▶ DATA EXTRACT
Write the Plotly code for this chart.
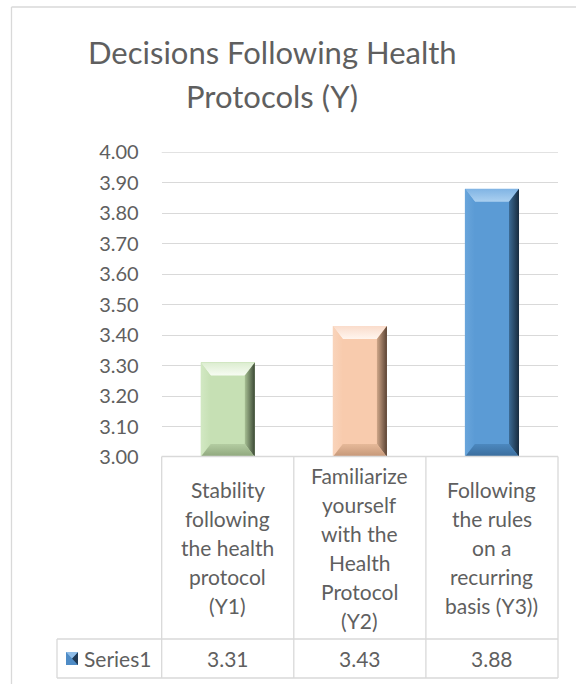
import plotly.graph_objects as go

# ---- data -------------------------------------------------------------
categories = [
    "Stability following the health protocol (Y1)",
    "Familiarize yourself with the Health Protocol (Y2)",
    "Following the rules on a recurring basis (Y3))",
]
category_lines = [
    ["Stability", "following", "the health", "protocol", "(Y1)"],
    ["Familiarize", "yourself", "with the", "Health", "Protocol", "(Y2)"],
    ["Following", "the rules", "on a", "recurring", "basis (Y3))"],
]
values = [3.31, 3.43, 3.88]
series_name = "Series1"
title_lines = ["Decisions Following Health", "Protocols (Y)"]
y_ticks = [3.0, 3.1, 3.2, 3.3, 3.4, 3.5, 3.6, 3.7, 3.8, 3.9, 4.0]

# ---- styling ----------------------------------------------------------
W, H = 576, 684
FONT = "Lato"
WEIGHT = 400
TXT = "#5f5f5f"
GRID = "#d9d9d9"

# per-bar colours: face, top (outer, inner), left, right (inner, outer), bottom (inner, outer)
palettes = [
    dict(face="#c6e0b4", top=("#dcedd0", "#f7fcf3"), left="#d2e8c3",
         right=("#a6bf93", "#3c4935"), bottom=("#b3cca1", "#8ea67c")),
    dict(face="#f8cbad", top=("#fadccb", "#fff5ee"), left="#f9d4bb",
         right=("#cfa688", "#5a4334"), bottom=("#e6b999", "#c49677")),
    dict(face="#5b9bd5", top=("#80b4e4", "#abd0f0"), left="#69a5db",
         right=("#3b6a94", "#182b3e"), bottom=("#4c88bf", "#3a6c9b")),
]

Y0, Y1 = 3.0, 4.0
plot_left, plot_right = 161.7, 558.0
plot_top, plot_bottom = 152.3, 457.0


def px(x):
    return x / W


def py(y):
    return 1 - y / H


def tfont(size):
    return dict(family=FONT, size=size, color=TXT, weight=WEIGHT)


bar_w = 0.41
px_per_cat = (plot_right - plot_left) / 3
px_per_val = (plot_bottom - plot_top) / (Y1 - Y0)
dx = 10 / px_per_cat
dy = 13 / px_per_val

fig = go.Figure()

xs = list(range(len(values)))
fig.add_trace(go.Bar(
    x=xs, y=values, width=bar_w, name=series_name,
    marker=dict(color=[p["face"] for p in palettes], line=dict(width=0)),
    showlegend=False, hoverinfo="y",
))


def facet(xp, yp, colors, orient):
    fig.add_trace(go.Scatter(
        x=xp + [xp[0]], y=yp + [yp[0]], mode="lines", fill="toself",
        line=dict(width=0), hoverinfo="skip", showlegend=False,
        fillgradient=dict(type=orient,
                          colorscale=[[0, colors[0]], [1, colors[1]]]),
    ))


for i, (v, pal) in enumerate(zip(values, palettes)):
    l, r = i - bar_w / 2, i + bar_w / 2
    # top bevel: light, brightening toward the inner edge
    facet([l, r, r - dx, l + dx], [v, v, v - dy, v - dy],
          (pal["top"][1], pal["top"][0]), "vertical")
    # left bevel
    facet([l, l + dx, l + dx, l], [Y0, Y0 + dy, v - dy, v],
          (pal["left"], pal["face"]), "horizontal")
    # right bevel: darkening toward the outer edge
    facet([r - dx, r, r, r - dx], [Y0 + dy, Y0, v, v - dy],
          (pal["right"][0], pal["right"][1]), "horizontal")
    # bottom bevel
    facet([l, r, r - dx, l + dx], [Y0, Y0, Y0 + dy, Y0 + dy],
          (pal["bottom"][1], pal["bottom"][0]), "vertical")

shapes = []
line = dict(color=GRID, width=1.3)
# outer chart border
shapes.append(dict(type="line", xref="paper", yref="paper",
                   x0=px(11.5), x1=px(11.5), y0=py(7), y1=0, line=line))
shapes.append(dict(type="line", xref="paper", yref="paper",
                   x0=px(11.5), x1=1, y0=py(7), y1=py(7), line=line))
# top gridline at 4.00
shapes.append(dict(type="line", xref="paper", yref="y",
                   x0=px(plot_left), x1=px(plot_right), y0=Y1, y1=Y1, line=line))
# data table grid
col_edges = [plot_left, plot_left + px_per_cat, plot_left + 2 * px_per_cat, plot_right]
table_top, row_mid, table_bottom, row_left = 456.5, 639.0, 678.0, 57.0
for xe in col_edges:
    shapes.append(dict(type="line", xref="paper", yref="paper",
                       x0=px(xe), x1=px(xe), y0=py(table_top), y1=py(table_bottom), line=line))
for ye in (row_mid, table_bottom):
    shapes.append(dict(type="line", xref="paper", yref="paper",
                       x0=px(row_left), x1=px(plot_right), y0=py(ye), y1=py(ye), line=line))
shapes.append(dict(type="line", xref="paper", yref="paper",
                   x0=px(row_left), x1=px(row_left), y0=py(row_mid), y1=py(table_bottom), line=line))
shapes.append(dict(type="line", xref="paper", yref="paper",
                   x0=px(plot_left), x1=px(plot_right), y0=py(table_top), y1=py(table_top), line=line))

# legend key (small bevelled square)
kx0, kx1, ky0, ky1 = 66, 78, 652, 665
shapes.append(dict(type="rect", xref="paper", yref="paper",
                   x0=px(kx0), x1=px(kx1), y0=py(ky1), y1=py(ky0),
                   fillcolor="#4f8cc6", line=dict(width=0)))
shapes.append(dict(type="path", xref="paper", yref="paper",
                   path=f"M {px(kx1)},{py(ky0)} L {px(kx1)},{py(ky1)} L {px(kx0 + 6)},{py(ky0 + 6.5)} Z",
                   fillcolor="#1f3a56", line=dict(width=0)))
shapes.append(dict(type="path", xref="paper", yref="paper",
                   path=f"M {px(kx0)},{py(ky0)} L {px(kx1)},{py(ky0)} L {px(kx0 + 6)},{py(ky0 + 6.5)} Z",
                   fillcolor="#8fbde8", line=dict(width=0)))

annotations = []
# title
for j, (t, yc) in enumerate(zip(title_lines, (52.0, 96.0))):
    annotations.append(dict(text=t, xref="paper", yref="paper", x=px(272), y=py(yc),
                            xanchor="center", yanchor="middle", showarrow=False,
                            font=tfont(31)))
# category labels inside the data table
cell_mid = (table_top + row_mid) / 2
step = 29
for i, lines in enumerate(category_lines):
    n = len(lines)
    for k, t in enumerate(lines):
        yc = cell_mid + (k - (n - 1) / 2) * step
        annotations.append(dict(text=t, xref="x", yref="paper", x=i, y=py(yc),
                                xanchor="center", yanchor="middle", showarrow=False,
                                font=tfont(21)))
# value row
val_mid = (row_mid + table_bottom) / 2
for i, v in enumerate(values):
    annotations.append(dict(text=f"{v:.2f}", xref="x", yref="paper", x=i, y=py(val_mid),
                            xanchor="center", yanchor="middle", showarrow=False,
                            font=tfont(21)))
annotations.append(dict(text=series_name, xref="paper", yref="paper", x=px(82), y=py(val_mid),
                        xanchor="left", yanchor="middle", showarrow=False,
                        font=tfont(21)))

fig.update_layout(
    width=W, height=H, margin=dict(l=0, r=0, t=0, b=0, autoexpand=False),
    paper_bgcolor="white", plot_bgcolor="white",
    font=dict(family=FONT, color=TXT, weight=WEIGHT),
    bargap=0, showlegend=False,
    shapes=shapes, annotations=annotations,
    xaxis=dict(domain=[px(plot_left), px(plot_right)], range=[-0.5, 2.5],
               showticklabels=False, showgrid=False, zeroline=False, fixedrange=True),
    yaxis=dict(domain=[py(plot_bottom), py(plot_top)], range=[Y0, Y1],
               tickvals=y_ticks, tickformat=".2f", showgrid=True, gridcolor=GRID,
               gridwidth=1.3, zeroline=False, showline=False, ticks="",
               ticklabelstandoff=22, tickfont=tfont(20),
               fixedrange=True),
)

fig.write_html("out.html")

▶ INSTRUCTIONS FOR THE TASK
Only lines with the word "chart" should be collected from the material.

▶ SOLUTION
Write the Plotly code for this chart.
# outer chart border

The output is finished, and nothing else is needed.